- _RECORDS SUPPLIED_
====================
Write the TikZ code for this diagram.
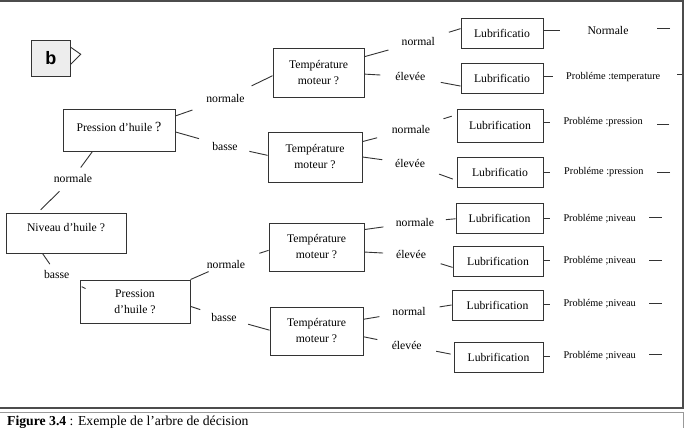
====================
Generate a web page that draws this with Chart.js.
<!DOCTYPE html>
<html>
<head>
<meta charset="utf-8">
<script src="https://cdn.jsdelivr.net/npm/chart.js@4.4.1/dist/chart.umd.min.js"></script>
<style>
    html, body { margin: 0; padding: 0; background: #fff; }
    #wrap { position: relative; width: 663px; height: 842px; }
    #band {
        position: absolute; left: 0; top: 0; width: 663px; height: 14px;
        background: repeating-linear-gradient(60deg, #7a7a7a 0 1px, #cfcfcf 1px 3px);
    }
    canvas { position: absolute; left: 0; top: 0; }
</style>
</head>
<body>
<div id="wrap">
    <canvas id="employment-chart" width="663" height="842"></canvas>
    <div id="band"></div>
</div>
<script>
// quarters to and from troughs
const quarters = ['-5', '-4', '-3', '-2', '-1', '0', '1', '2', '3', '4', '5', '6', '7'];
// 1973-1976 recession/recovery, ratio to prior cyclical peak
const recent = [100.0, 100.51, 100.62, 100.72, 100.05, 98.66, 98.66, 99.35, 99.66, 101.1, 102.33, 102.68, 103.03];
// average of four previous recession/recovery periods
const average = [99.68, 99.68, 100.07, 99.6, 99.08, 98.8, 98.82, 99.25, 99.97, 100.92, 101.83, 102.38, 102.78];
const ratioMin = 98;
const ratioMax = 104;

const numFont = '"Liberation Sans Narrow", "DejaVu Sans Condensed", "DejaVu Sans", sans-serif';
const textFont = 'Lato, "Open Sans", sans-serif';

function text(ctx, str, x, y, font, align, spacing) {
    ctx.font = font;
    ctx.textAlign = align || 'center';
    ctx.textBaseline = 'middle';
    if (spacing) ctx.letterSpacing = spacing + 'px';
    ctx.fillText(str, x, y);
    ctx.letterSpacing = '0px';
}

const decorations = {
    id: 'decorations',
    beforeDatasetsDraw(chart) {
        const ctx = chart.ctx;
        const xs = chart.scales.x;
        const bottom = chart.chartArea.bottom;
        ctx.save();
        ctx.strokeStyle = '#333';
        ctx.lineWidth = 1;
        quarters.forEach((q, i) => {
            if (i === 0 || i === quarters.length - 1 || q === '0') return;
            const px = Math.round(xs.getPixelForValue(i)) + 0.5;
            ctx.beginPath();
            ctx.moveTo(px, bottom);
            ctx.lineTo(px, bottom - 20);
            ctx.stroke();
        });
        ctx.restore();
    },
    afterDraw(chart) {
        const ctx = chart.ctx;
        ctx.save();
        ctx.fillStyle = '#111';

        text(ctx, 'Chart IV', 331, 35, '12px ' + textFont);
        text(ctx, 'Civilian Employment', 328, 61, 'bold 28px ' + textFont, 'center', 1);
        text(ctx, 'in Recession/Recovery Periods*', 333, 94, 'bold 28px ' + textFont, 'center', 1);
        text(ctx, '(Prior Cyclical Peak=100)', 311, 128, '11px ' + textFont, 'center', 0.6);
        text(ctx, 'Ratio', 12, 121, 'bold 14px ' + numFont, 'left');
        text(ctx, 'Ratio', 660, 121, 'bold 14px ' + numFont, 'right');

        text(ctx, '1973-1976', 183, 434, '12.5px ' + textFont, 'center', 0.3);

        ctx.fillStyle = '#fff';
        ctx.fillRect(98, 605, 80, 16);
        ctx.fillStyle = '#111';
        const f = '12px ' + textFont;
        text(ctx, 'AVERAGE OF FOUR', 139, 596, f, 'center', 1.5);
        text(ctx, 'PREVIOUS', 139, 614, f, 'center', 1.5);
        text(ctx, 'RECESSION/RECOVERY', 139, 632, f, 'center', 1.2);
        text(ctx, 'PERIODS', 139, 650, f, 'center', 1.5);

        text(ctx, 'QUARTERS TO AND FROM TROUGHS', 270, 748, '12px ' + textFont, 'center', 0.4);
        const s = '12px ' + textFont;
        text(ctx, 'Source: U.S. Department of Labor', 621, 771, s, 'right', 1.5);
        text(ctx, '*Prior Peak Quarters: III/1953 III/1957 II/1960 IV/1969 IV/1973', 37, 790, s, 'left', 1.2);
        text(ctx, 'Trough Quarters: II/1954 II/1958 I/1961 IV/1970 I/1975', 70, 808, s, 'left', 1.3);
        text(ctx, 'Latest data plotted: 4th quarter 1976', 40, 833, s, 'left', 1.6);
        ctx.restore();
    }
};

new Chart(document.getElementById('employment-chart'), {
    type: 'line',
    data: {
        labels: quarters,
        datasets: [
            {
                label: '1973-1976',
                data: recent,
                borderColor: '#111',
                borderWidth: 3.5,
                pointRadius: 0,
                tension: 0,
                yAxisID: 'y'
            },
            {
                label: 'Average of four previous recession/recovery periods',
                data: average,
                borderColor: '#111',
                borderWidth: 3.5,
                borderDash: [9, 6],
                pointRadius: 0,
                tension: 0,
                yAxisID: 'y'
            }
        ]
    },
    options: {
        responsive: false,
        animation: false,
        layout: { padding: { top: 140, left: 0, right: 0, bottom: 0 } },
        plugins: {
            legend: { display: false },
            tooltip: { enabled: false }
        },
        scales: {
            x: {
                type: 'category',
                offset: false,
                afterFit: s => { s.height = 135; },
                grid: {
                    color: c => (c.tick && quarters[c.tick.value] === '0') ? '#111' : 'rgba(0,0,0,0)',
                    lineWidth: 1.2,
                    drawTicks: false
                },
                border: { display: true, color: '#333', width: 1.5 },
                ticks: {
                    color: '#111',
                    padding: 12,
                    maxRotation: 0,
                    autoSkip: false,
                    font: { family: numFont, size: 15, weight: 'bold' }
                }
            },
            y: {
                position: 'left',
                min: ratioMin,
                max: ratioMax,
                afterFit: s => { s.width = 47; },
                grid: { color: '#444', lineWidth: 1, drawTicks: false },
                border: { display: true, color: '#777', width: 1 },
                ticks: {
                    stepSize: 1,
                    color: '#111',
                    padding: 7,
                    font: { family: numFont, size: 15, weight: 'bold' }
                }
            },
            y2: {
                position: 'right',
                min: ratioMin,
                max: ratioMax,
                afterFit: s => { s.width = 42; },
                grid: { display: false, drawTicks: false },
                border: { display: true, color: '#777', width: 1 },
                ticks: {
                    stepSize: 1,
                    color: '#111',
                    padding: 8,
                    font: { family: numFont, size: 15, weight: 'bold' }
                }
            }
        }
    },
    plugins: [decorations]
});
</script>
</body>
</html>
====================
- _DESCRIPTION OF THE TASK_
Find all the lines containing "this" in the material, then copy them.

- _FINISHED ANSWER_
Write the TikZ code for this diagram.
Generate a web page that draws this with Chart.js.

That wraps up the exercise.